# Problem to work on:
Copy each line of the material below that includes the string "Python".

# Recorded information:

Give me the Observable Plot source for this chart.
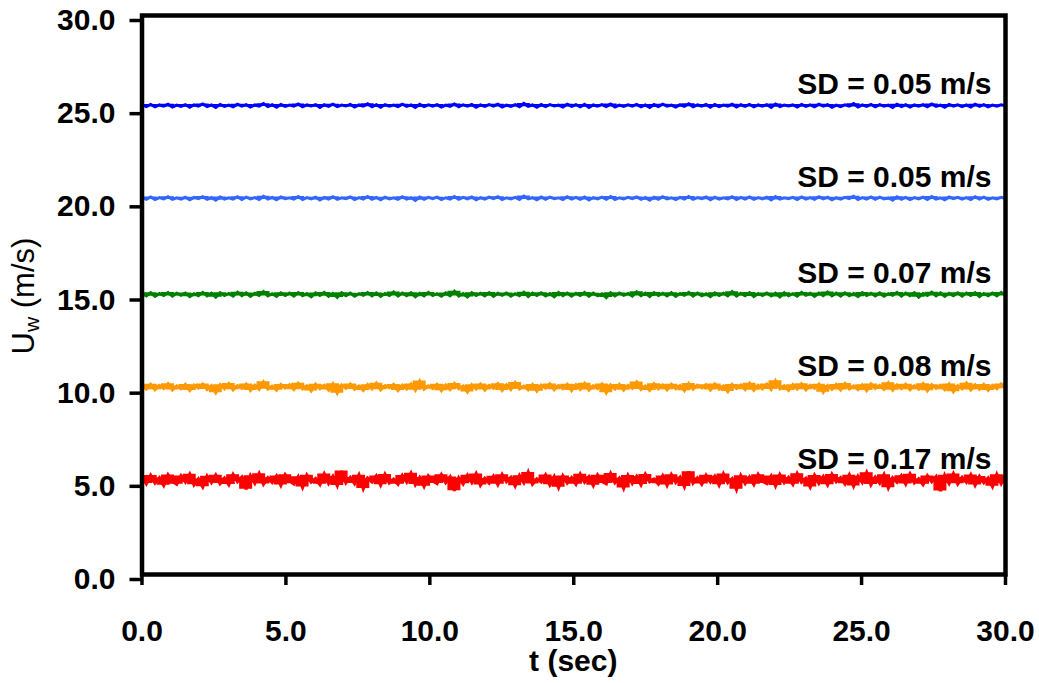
--
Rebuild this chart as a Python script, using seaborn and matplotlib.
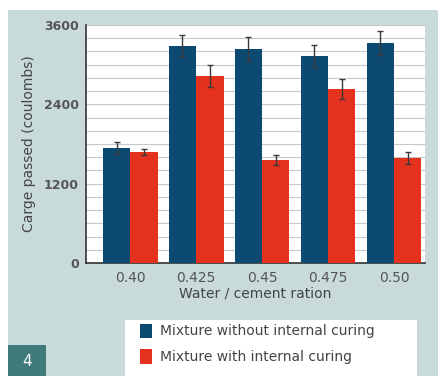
==
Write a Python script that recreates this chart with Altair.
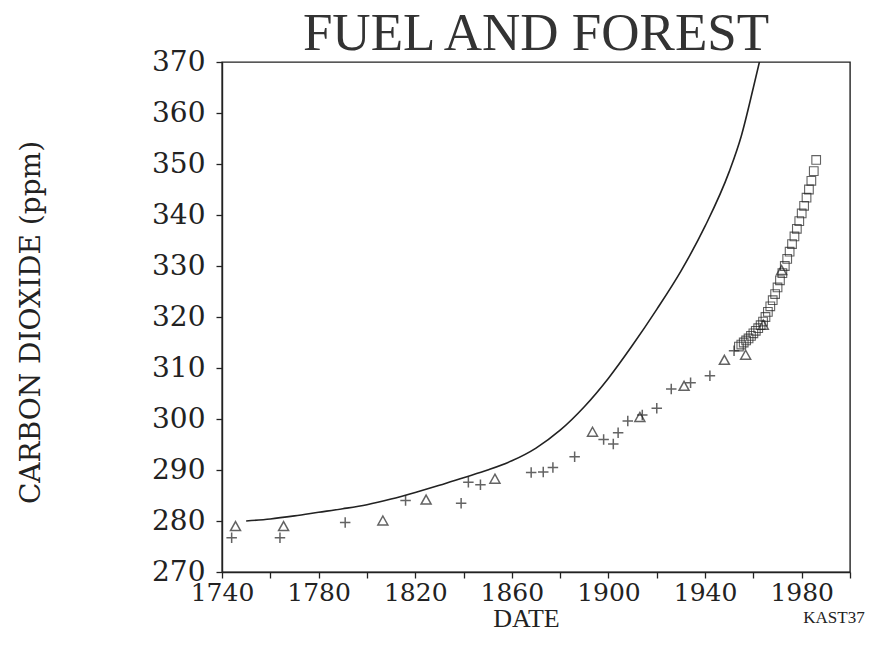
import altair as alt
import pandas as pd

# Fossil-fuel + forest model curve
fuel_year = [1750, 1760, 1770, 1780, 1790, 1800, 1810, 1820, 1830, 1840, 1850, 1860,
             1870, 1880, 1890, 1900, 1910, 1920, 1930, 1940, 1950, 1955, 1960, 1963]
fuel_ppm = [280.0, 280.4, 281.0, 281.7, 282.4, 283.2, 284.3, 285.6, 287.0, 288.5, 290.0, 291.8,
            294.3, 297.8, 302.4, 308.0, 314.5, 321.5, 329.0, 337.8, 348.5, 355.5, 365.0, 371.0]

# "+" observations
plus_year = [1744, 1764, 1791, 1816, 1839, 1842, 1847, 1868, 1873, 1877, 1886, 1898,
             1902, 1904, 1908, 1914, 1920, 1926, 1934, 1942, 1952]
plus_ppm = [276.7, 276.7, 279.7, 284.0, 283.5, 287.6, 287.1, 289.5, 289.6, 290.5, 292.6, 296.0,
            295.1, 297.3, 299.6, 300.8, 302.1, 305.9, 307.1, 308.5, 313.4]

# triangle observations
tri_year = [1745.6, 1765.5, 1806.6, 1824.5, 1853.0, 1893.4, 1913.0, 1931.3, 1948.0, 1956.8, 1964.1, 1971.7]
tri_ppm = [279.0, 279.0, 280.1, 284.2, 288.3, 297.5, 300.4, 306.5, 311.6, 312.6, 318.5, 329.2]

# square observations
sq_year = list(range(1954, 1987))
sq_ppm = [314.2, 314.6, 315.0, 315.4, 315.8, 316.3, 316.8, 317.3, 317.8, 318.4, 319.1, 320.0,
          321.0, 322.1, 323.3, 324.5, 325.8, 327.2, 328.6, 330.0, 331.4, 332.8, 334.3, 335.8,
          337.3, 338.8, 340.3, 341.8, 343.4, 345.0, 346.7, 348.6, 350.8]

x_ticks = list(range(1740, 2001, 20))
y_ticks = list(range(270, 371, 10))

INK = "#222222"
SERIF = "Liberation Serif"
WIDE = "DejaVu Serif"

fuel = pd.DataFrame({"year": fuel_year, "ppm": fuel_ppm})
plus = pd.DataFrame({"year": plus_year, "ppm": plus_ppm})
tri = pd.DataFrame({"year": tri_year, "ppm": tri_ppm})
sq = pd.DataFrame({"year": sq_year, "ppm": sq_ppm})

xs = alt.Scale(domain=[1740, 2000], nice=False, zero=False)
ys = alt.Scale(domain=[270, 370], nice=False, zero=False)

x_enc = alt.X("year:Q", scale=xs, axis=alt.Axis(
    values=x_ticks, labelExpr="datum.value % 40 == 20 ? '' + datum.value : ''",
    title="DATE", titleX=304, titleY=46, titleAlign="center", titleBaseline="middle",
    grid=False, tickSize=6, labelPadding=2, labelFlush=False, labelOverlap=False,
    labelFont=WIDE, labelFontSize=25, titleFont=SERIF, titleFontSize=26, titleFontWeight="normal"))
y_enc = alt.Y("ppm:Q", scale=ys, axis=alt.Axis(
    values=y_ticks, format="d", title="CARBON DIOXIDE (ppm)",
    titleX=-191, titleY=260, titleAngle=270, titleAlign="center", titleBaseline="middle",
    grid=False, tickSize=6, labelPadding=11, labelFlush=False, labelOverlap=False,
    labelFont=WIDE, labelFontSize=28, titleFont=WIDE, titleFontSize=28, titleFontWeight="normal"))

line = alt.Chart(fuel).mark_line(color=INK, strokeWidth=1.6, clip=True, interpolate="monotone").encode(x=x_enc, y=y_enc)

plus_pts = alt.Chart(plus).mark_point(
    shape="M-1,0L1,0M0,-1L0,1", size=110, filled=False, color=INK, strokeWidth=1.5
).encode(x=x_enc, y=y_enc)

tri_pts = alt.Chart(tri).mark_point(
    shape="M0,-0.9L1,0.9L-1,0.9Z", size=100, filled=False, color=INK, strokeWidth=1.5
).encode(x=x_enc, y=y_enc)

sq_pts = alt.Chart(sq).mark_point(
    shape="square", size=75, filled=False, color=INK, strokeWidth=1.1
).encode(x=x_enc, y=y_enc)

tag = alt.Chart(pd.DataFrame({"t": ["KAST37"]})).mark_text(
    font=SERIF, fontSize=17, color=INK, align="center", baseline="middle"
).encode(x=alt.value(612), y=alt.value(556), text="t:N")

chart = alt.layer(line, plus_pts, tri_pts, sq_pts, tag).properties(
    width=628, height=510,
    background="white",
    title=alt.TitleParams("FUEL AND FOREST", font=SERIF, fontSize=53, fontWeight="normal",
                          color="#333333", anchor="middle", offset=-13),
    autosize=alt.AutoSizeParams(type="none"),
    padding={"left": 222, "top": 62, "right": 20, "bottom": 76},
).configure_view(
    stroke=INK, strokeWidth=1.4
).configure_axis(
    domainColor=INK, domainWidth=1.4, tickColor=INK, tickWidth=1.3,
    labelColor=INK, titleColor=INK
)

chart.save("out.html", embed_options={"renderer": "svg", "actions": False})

# Exercise solution:
Rebuild this chart as a Python script, using seaborn and matplotlib.
Write a Python script that recreates this chart with Altair.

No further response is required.